## Supplied material:
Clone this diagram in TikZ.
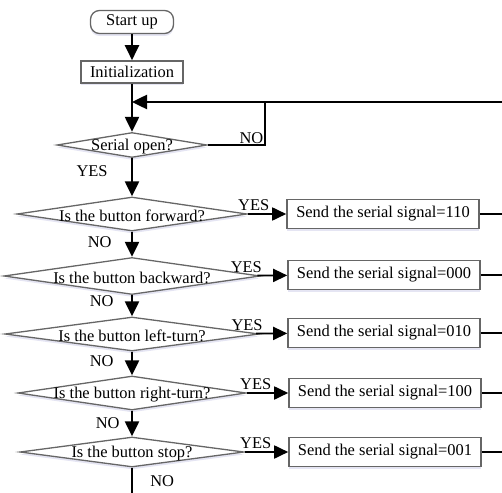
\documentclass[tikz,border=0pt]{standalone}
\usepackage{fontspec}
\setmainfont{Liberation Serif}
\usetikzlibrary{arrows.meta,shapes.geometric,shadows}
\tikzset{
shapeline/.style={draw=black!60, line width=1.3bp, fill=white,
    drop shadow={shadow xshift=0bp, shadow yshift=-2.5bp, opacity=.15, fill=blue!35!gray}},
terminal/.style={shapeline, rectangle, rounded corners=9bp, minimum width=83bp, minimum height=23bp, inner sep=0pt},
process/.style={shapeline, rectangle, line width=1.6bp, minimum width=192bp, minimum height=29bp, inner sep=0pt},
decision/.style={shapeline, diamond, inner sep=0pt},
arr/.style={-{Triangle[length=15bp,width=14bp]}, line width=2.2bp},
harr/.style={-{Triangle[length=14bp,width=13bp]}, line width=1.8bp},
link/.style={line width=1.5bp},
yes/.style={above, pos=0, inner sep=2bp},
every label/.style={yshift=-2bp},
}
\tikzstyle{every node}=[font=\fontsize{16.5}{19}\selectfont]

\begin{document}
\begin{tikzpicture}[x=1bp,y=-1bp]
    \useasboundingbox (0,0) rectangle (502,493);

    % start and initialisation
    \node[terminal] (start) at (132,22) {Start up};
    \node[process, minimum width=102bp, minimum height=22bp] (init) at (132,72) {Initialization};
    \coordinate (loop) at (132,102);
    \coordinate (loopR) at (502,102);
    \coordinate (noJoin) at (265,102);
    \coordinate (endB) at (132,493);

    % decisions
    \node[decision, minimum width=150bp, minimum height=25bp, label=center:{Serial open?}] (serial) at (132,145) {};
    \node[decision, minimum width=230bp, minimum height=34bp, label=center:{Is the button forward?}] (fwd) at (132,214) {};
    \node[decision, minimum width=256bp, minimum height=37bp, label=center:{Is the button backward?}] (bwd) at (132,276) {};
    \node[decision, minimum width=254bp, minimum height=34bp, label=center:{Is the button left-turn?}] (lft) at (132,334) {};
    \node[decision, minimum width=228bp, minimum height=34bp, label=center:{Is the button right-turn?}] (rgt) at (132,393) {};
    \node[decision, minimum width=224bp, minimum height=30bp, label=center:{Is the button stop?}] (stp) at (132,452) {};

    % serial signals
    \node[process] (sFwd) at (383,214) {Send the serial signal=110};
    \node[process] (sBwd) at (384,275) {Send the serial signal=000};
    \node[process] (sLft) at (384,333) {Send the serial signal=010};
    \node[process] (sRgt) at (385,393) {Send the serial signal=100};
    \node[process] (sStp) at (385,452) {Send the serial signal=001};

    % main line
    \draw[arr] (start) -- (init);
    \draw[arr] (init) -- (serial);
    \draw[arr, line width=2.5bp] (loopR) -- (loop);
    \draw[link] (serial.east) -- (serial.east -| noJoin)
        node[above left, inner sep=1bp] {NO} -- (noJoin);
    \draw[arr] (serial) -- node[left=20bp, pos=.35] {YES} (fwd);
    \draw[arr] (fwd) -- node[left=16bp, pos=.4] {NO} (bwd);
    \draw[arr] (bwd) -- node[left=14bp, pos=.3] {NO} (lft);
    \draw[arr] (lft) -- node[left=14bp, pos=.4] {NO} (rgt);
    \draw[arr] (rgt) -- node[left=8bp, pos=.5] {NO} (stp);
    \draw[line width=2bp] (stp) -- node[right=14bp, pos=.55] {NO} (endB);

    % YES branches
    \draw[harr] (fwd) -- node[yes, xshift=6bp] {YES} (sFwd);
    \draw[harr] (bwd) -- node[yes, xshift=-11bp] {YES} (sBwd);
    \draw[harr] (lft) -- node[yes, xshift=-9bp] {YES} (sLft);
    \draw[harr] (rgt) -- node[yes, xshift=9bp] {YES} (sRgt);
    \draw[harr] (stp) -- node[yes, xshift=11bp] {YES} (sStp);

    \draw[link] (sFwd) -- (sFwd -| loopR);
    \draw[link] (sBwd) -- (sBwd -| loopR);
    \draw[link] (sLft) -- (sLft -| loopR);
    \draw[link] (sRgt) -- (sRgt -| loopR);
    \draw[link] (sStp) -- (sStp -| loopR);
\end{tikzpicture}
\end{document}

## Task instructions:
Skip every picture and return the lines above from the top through the one that contains "(endB) at (132,493);".

## Task answer:
Clone this diagram in TikZ.
\documentclass[tikz,border=0pt]{standalone}
\usepackage{fontspec}
\setmainfont{Liberation Serif}
\usetikzlibrary{arrows.meta,shapes.geometric,shadows}
\tikzset{
shapeline/.style={draw=black!60, line width=1.3bp, fill=white,
    drop shadow={shadow xshift=0bp, shadow yshift=-2.5bp, opacity=.15, fill=blue!35!gray}},
terminal/.style={shapeline, rectangle, rounded corners=9bp, minimum width=83bp, minimum height=23bp, inner sep=0pt},
process/.style={shapeline, rectangle, line width=1.6bp, minimum width=192bp, minimum height=29bp, inner sep=0pt},
decision/.style={shapeline, diamond, inner sep=0pt},
arr/.style={-{Triangle[length=15bp,width=14bp]}, line width=2.2bp},
harr/.style={-{Triangle[length=14bp,width=13bp]}, line width=1.8bp},
link/.style={line width=1.5bp},
yes/.style={above, pos=0, inner sep=2bp},
every label/.style={yshift=-2bp},
}
\tikzstyle{every node}=[font=\fontsize{16.5}{19}\selectfont]

\begin{document}
\begin{tikzpicture}[x=1bp,y=-1bp]
    \useasboundingbox (0,0) rectangle (502,493);

    % start and initialisation
    \node[terminal] (start) at (132,22) {Start up};
    \node[process, minimum width=102bp, minimum height=22bp] (init) at (132,72) {Initialization};
    \coordinate (loop) at (132,102);
    \coordinate (loopR) at (502,102);
    \coordinate (noJoin) at (265,102);
    \coordinate (endB) at (132,493);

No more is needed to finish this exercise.